Los jueces españoles colaboraron con la dictadura y contribuyeron a sostener el régimen de Franco. Condenaron a “rojos”, comunistas, estudiantes, sindicalistas, maestras, anarquistas u homosexuales. Y el sistema de acceso a la carrera judicial –una oposición memorística con preparadores privados– ha facilitado que las mismas familias franquistas permanezcan en la judicatura. No en todos los casos, pero sí en los suficientes para mantener un estamento muy conservador: jueces que guardan obediencia al preparador que les abrió las puertas, y que viven rodeados de una atmósfera de conservadurismo y preservación de determinados intereses.

La excepcionalidad española

Solo así se explica lo vivido estos días: la condena a un fiscal general inocente, en un ejercicio de abuso de poder por parte del Tribunal Supremo propio de otras latitudes. Un golpe blando al Estado. Lo han hecho, entre otras razones, para salvar a la presidenta de Madrid, de querencia falangista, de los pufos de su novio. Para salvar a los corruptos que garantizan el statu quo de los poderosos. Y para atacar al Gobierno de coalición, que la derecha jamás aceptó porque no es de los suyos. La derecha cree que el poder del Estado le pertenece y hará lo que sea para recuperarlo. Si para eso hay que condenar sin pruebas, o incluso con las pruebas en contra, pues se condena: todo vale. Al fin y al cabo, llevan casi un siglo de impunidad.

La excepcionalidad española no es la siesta; ni el gazpacho, ni el sol mediterráneo. Es ser el país del mundo con más desaparecidos en cunetas y fosas comunes sin investigar. Es que sus asesinos hayan muerto en la cama y sin juzgar. Es que el Rey emérito, que facilitó que todo quedara “atado y bien atado”, viva fugado en Abu Dabi con una fortuna opaca y con derecho a volver cuando le plazca. Y es tener una justicia que mira hacia otro lado con las víctimas de siempre, pero que actúa con precisión quirúrgica cuando toca proteger a los suyos.
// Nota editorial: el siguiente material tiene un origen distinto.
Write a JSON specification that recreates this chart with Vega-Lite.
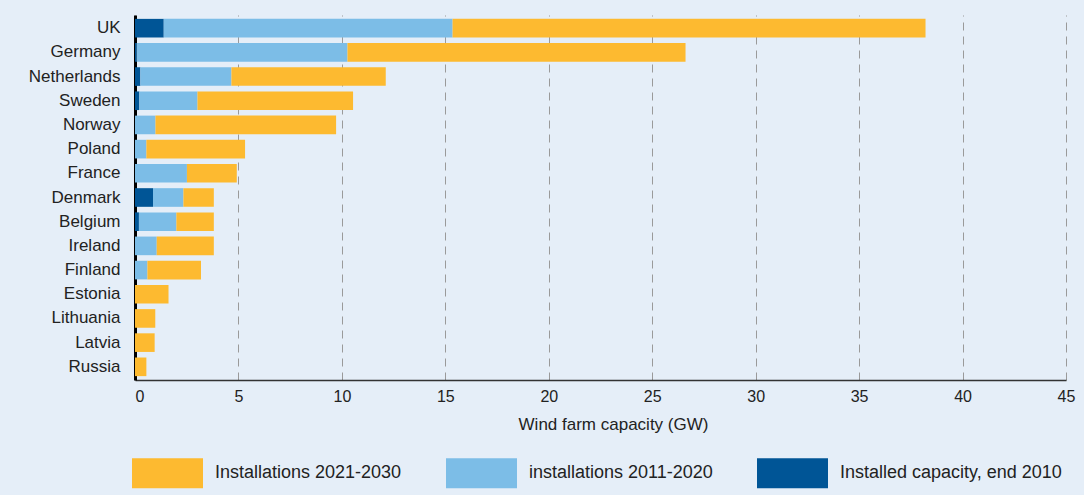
{
  "$schema": "https://vega.github.io/schema/vega-lite/v6.json",
  "width": 931,
  "height": 365,
  "autosize": {"type": "none"},
  "padding": {"left": 135, "top": 15, "right": 18, "bottom": 115},
  "background": "#e5eef8",
  "config": {"view": {"stroke": null}, "font": "Liberation Sans"},
  "data": {
    "values": [
      {"country": "UK", "series": "Installed capacity, end 2010", "phase": 1, "value": 1.39},
      {"country": "UK", "series": "installations 2011-2020", "phase": 2, "value": 13.96},
      {"country": "UK", "series": "Installations 2021-2030", "phase": 3, "value": 22.86},
      {"country": "Germany", "series": "Installed capacity, end 2010", "phase": 1, "value": 0.08},
      {"country": "Germany", "series": "installations 2011-2020", "phase": 2, "value": 10.19},
      {"country": "Germany", "series": "Installations 2021-2030", "phase": 3, "value": 16.34},
      {"country": "Netherlands", "series": "Installed capacity, end 2010", "phase": 1, "value": 0.26},
      {"country": "Netherlands", "series": "installations 2011-2020", "phase": 2, "value": 4.40},
      {"country": "Netherlands", "series": "Installations 2021-2030", "phase": 3, "value": 7.46},
      {"country": "Sweden", "series": "Installed capacity, end 2010", "phase": 1, "value": 0.21},
      {"country": "Sweden", "series": "installations 2011-2020", "phase": 2, "value": 2.81},
      {"country": "Sweden", "series": "Installations 2021-2030", "phase": 3, "value": 7.52},
      {"country": "Norway", "series": "installations 2011-2020", "phase": 2, "value": 0.99},
      {"country": "Norway", "series": "Installations 2021-2030", "phase": 3, "value": 8.73},
      {"country": "Poland", "series": "installations 2011-2020", "phase": 2, "value": 0.55},
      {"country": "Poland", "series": "Installations 2021-2030", "phase": 3, "value": 4.77},
      {"country": "France", "series": "installations 2011-2020", "phase": 2, "value": 2.51},
      {"country": "France", "series": "Installations 2021-2030", "phase": 3, "value": 2.41},
      {"country": "Denmark", "series": "Installed capacity, end 2010", "phase": 1, "value": 0.87},
      {"country": "Denmark", "series": "installations 2011-2020", "phase": 2, "value": 1.47},
      {"country": "Denmark", "series": "Installations 2021-2030", "phase": 3, "value": 1.47},
      {"country": "Belgium", "series": "Installed capacity, end 2010", "phase": 1, "value": 0.19},
      {"country": "Belgium", "series": "installations 2011-2020", "phase": 2, "value": 1.81},
      {"country": "Belgium", "series": "Installations 2021-2030", "phase": 3, "value": 1.81},
      {"country": "Ireland", "series": "installations 2011-2020", "phase": 2, "value": 1.05},
      {"country": "Ireland", "series": "Installations 2021-2030", "phase": 3, "value": 2.76},
      {"country": "Finland", "series": "installations 2011-2020", "phase": 2, "value": 0.60},
      {"country": "Finland", "series": "Installations 2021-2030", "phase": 3, "value": 2.59},
      {"country": "Estonia", "series": "Installations 2021-2030", "phase": 3, "value": 1.62},
      {"country": "Lithuania", "series": "Installations 2021-2030", "phase": 3, "value": 0.98},
      {"country": "Latvia", "series": "Installations 2021-2030", "phase": 3, "value": 0.95},
      {"country": "Russia", "series": "Installations 2021-2030", "phase": 3, "value": 0.55}
    ]
  },
  "mark": {"type": "bar"},
  "encoding": {
    "y": {
      "field": "country",
      "type": "nominal",
      "sort": ["UK", "Germany", "Netherlands", "Sweden", "Norway", "Poland", "France", "Denmark", "Belgium", "Ireland", "Finland", "Estonia", "Lithuania", "Latvia", "Russia"],
      "scale": {"paddingInner": 0.23, "paddingOuter": 0.16},
      "axis": {
        "title": null,
        "domainColor": "#000000",
        "domainWidth": 3,
        "ticks": false,
        "labelPadding": 15,
        "labelFontSize": 17,
        "labelColor": "#222222",
        "grid": false
      }
    },
    "x": {
      "field": "value",
      "type": "quantitative",
      "stack": "zero",
      "scale": {"domain": [0, 45], "nice": false},
      "axis": {
        "title": "Wind farm capacity (GW)",
        "titleFontSize": 17,
        "titleFontWeight": "normal",
        "titleColor": "#222222",
        "titlePadding": 12,
        "titleX": 478,
        "values": [0, 5, 10, 15, 20, 25, 30, 35, 40, 45],
        "domainColor": "#333333",
        "domainWidth": 1.5,
        "ticks": false,
        "labelFontSize": 16,
        "labelColor": "#222222",
        "labelPadding": 8,
        "labelFlush": false,
        "labelAlign": {"expr": "datum.value === 0 ? 'left' : 'center'"},
        "grid": true,
        "gridDash": [8, 6],
        "gridColor": "#9a9a9a",
        "gridWidth": 1
      }
    },
    "color": {
      "field": "series",
      "type": "nominal",
      "scale": {
        "domain": ["Installations 2021-2030", "installations 2011-2020", "Installed capacity, end 2010"],
        "range": ["#fdba30", "#7cbde7", "#005596"]
      },
      "legend": {
        "title": null,
        "orient": "none",
        "legendX": -3,
        "legendY": 422.5,
        "direction": "horizontal",
        "columns": 3,
        "columnPadding": 44,
        "padding": 0,
        "symbolType": "M-1,-0.423H1V0.423H-1Z",
        "symbolSize": 5041,
        "symbolStrokeWidth": 0,
        "symbolOpacity": 1,
        "labelFontSize": 18,
        "labelColor": "#222222",
        "labelOffset": 12,
        "labelLimit": 400
      }
    },
    "order": {"field": "phase", "type": "quantitative"}
  }
}
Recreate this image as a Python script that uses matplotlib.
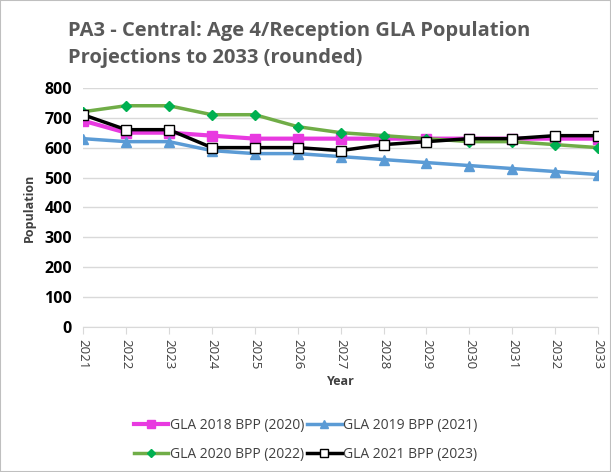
import matplotlib
matplotlib.use('Agg')
from matplotlib import pyplot as plt

years = [str(y) for y in range(2021, 2034)]
bpp_2018 = [690, 650, 650, 640, 630, 630, 630, 630, 630, 630, 630, 630, 630]
bpp_2019 = [630, 620, 620, 590, 580, 580, 570, 560, 550, 540, 530, 520, 510]
bpp_2020 = [720, 740, 740, 710, 710, 670, 650, 640, 630, 620, 620, 610, 600]
bpp_2021 = [710, 660, 660, 600, 600, 600, 590, 610, 620, 630, 630, 640, 640]
labels = ['GLA 2018 BPP (2020)', 'GLA 2019 BPP (2021)',
          'GLA 2020 BPP (2022)', 'GLA 2021 BPP (2023)']

plt.rcParams['font.family'] = ['Open Sans', 'DejaVu Sans']

fig = plt.figure(figsize=(6.11, 4.72), dpi=100)
ax = fig.add_axes([0.136, 0.307, 0.843, 0.507])

x = list(range(len(years)))
l1, = ax.plot(x, bpp_2018, color='#e83ae0', lw=3, marker='s', ms=7, label=labels[0])
l2, = ax.plot(x, bpp_2019, color='#5b9bd5', lw=2.5, marker='^', ms=7, label=labels[1])
l3, = ax.plot(x, bpp_2020, color='#70ad47', lw=2.5, marker='D', ms=5,
              mfc='#00b050', mec='#00b050', label=labels[2])
l4, = ax.plot(x, bpp_2021, color='black', lw=2.5, marker='s', ms=7.5,
              mfc='white', mec='black', mew=1, label=labels[3])

ax.set_xlim(0, len(years) - 1)
ax.set_ylim(0, 800)
ax.set_yticks(range(0, 801, 100))
ax.set_xticks(x)
ax.set_xticklabels(years, rotation=-90, fontsize=9.5, color='#404040')
for t in ax.get_yticklabels():
    t.set_fontweight('bold')
    t.set_fontsize(11.5)
    t.set_color('black')
ax.grid(axis='y', color='#d9d9d9', lw=1)
ax.set_axisbelow(True)
for s in ['top', 'right', 'left']:
    ax.spines[s].set_visible(False)
ax.spines['bottom'].set_color('#d9d9d9')
ax.tick_params(axis='y', length=0, pad=8)
ax.tick_params(axis='x', color='#d9d9d9', length=5)

ax.set_xlabel('Year', fontsize=9, fontweight='bold', color='#404040', labelpad=4)
ax.set_ylabel('Population', fontsize=9, fontweight='bold', color='#404040', labelpad=6)

fig.text(0.111, 0.955, 'PA3 - Central: Age 4/Reception GLA Population\nProjections to 2033 (rounded)',
         fontsize=14.5, fontweight='bold', color='#595959', va='top', linespacing=1.45)

# legend fills column-wise, so reorder to get 2018/2019 on the first row
fig.legend([l1, l3, l2, l4], [labels[0], labels[2], labels[1], labels[3]],
           loc='center', bbox_to_anchor=(0.5, 0.068), ncol=2, frameon=False,
           fontsize=10, labelcolor='#404040', handlelength=2.5, markerscale=0.85,
           handletextpad=0.1, columnspacing=0.2, labelspacing=1.0, borderaxespad=0)

fig.patches.append(plt.Rectangle((0, 0), 1, 1, transform=fig.transFigure,
                                 fill=False, edgecolor='#bfbfbf', lw=1.5))

plt.savefig('out.png', dpi=100)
Esa es la auténtica anomalía española: un país que presume de democracia, pero que sigue sin querer saber nada de los crímenes que laten bajo su superficie. Mientras no se juzguen y tengamos un verdadero proceso de verdad, justicia y reparación, la sombra del franquismo seguirá planeando sobre nuestros gobiernos democráticos.